## Task to carry out
Drop the pictures, then extract the listing word for word.

## Supplied material
━━━

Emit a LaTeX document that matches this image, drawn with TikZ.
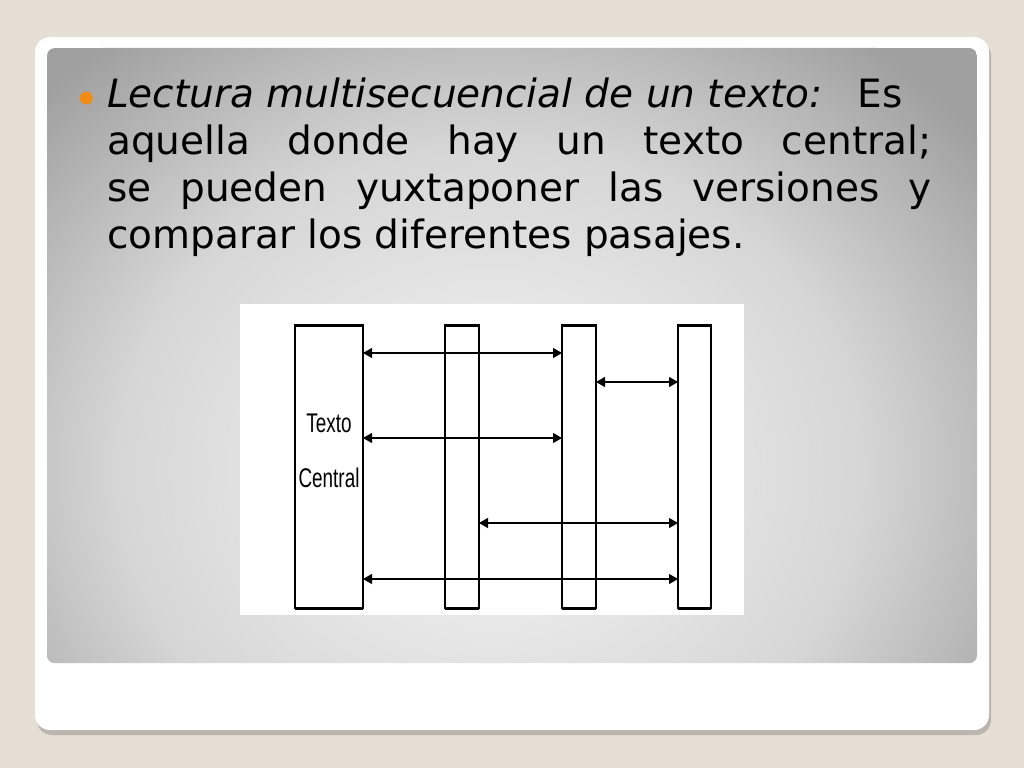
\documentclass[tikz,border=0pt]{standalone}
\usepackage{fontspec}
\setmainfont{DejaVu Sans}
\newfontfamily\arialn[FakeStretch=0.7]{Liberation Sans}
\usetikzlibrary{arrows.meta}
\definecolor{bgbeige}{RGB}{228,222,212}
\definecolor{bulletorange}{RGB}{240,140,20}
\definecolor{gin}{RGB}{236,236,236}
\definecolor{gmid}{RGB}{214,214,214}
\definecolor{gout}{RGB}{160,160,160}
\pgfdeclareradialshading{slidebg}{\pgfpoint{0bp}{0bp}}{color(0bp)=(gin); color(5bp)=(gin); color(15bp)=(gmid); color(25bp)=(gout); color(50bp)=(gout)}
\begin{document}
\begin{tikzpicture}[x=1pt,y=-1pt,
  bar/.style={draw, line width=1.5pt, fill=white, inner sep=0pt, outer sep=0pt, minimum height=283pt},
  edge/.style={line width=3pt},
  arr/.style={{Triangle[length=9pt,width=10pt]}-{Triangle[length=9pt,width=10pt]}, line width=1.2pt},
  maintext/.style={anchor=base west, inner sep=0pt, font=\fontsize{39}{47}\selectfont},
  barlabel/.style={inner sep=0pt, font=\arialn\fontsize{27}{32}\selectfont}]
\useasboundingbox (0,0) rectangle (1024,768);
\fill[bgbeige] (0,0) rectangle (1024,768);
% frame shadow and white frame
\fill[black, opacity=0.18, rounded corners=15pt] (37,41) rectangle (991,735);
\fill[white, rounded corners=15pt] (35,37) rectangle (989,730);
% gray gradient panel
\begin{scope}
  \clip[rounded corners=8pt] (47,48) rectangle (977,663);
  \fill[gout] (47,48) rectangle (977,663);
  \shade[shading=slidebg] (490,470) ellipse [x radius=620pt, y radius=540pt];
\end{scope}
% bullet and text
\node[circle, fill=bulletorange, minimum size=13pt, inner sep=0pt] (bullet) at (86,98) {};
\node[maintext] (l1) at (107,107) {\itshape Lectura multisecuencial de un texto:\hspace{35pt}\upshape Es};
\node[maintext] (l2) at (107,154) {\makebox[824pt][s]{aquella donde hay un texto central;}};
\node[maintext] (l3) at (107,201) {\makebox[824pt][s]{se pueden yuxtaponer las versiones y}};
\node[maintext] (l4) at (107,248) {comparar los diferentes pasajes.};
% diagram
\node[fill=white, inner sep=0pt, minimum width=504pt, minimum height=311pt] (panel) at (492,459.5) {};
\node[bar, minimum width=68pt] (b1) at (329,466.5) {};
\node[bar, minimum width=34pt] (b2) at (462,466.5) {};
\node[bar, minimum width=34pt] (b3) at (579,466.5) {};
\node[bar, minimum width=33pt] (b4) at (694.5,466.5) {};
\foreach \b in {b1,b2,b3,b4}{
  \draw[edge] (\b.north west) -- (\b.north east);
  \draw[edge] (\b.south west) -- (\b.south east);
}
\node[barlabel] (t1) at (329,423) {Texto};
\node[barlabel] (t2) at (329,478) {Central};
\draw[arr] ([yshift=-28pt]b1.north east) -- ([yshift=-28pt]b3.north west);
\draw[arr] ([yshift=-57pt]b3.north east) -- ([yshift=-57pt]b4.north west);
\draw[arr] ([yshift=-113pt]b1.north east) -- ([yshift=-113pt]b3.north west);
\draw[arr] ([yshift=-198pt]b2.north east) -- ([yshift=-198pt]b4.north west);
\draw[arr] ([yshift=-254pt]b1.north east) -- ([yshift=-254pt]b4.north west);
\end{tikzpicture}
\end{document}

━━━

## Complete output
Emit a LaTeX document that matches this image, drawn with TikZ.
\documentclass[tikz,border=0pt]{standalone}
\usepackage{fontspec}
\setmainfont{DejaVu Sans}
\newfontfamily\arialn[FakeStretch=0.7]{Liberation Sans}
\usetikzlibrary{arrows.meta}
\definecolor{bgbeige}{RGB}{228,222,212}
\definecolor{bulletorange}{RGB}{240,140,20}
\definecolor{gin}{RGB}{236,236,236}
\definecolor{gmid}{RGB}{214,214,214}
\definecolor{gout}{RGB}{160,160,160}
\pgfdeclareradialshading{slidebg}{\pgfpoint{0bp}{0bp}}{color(0bp)=(gin); color(5bp)=(gin); color(15bp)=(gmid); color(25bp)=(gout); color(50bp)=(gout)}
\begin{document}
\begin{tikzpicture}[x=1pt,y=-1pt,
  bar/.style={draw, line width=1.5pt, fill=white, inner sep=0pt, outer sep=0pt, minimum height=283pt},
  edge/.style={line width=3pt},
  arr/.style={{Triangle[length=9pt,width=10pt]}-{Triangle[length=9pt,width=10pt]}, line width=1.2pt},
  maintext/.style={anchor=base west, inner sep=0pt, font=\fontsize{39}{47}\selectfont},
  barlabel/.style={inner sep=0pt, font=\arialn\fontsize{27}{32}\selectfont}]
\useasboundingbox (0,0) rectangle (1024,768);
\fill[bgbeige] (0,0) rectangle (1024,768);
% frame shadow and white frame
\fill[black, opacity=0.18, rounded corners=15pt] (37,41) rectangle (991,735);
\fill[white, rounded corners=15pt] (35,37) rectangle (989,730);
% gray gradient panel
\begin{scope}
  \clip[rounded corners=8pt] (47,48) rectangle (977,663);
  \fill[gout] (47,48) rectangle (977,663);
  \shade[shading=slidebg] (490,470) ellipse [x radius=620pt, y radius=540pt];
\end{scope}
% bullet and text
\node[circle, fill=bulletorange, minimum size=13pt, inner sep=0pt] (bullet) at (86,98) {};
\node[maintext] (l1) at (107,107) {\itshape Lectura multisecuencial de un texto:\hspace{35pt}\upshape Es};
\node[maintext] (l2) at (107,154) {\makebox[824pt][s]{aquella donde hay un texto central;}};
\node[maintext] (l3) at (107,201) {\makebox[824pt][s]{se pueden yuxtaponer las versiones y}};
\node[maintext] (l4) at (107,248) {comparar los diferentes pasajes.};
% diagram
\node[fill=white, inner sep=0pt, minimum width=504pt, minimum height=311pt] (panel) at (492,459.5) {};
\node[bar, minimum width=68pt] (b1) at (329,466.5) {};
\node[bar, minimum width=34pt] (b2) at (462,466.5) {};
\node[bar, minimum width=34pt] (b3) at (579,466.5) {};
\node[bar, minimum width=33pt] (b4) at (694.5,466.5) {};
\foreach \b in {b1,b2,b3,b4}{
  \draw[edge] (\b.north west) -- (\b.north east);
  \draw[edge] (\b.south west) -- (\b.south east);
}
\node[barlabel] (t1) at (329,423) {Texto};
\node[barlabel] (t2) at (329,478) {Central};
\draw[arr] ([yshift=-28pt]b1.north east) -- ([yshift=-28pt]b3.north west);
\draw[arr] ([yshift=-57pt]b3.north east) -- ([yshift=-57pt]b4.north west);
\draw[arr] ([yshift=-113pt]b1.north east) -- ([yshift=-113pt]b3.north west);
\draw[arr] ([yshift=-198pt]b2.north east) -- ([yshift=-198pt]b4.north west);
\draw[arr] ([yshift=-254pt]b1.north east) -- ([yshift=-254pt]b4.north west);
\end{tikzpicture}
\end{document}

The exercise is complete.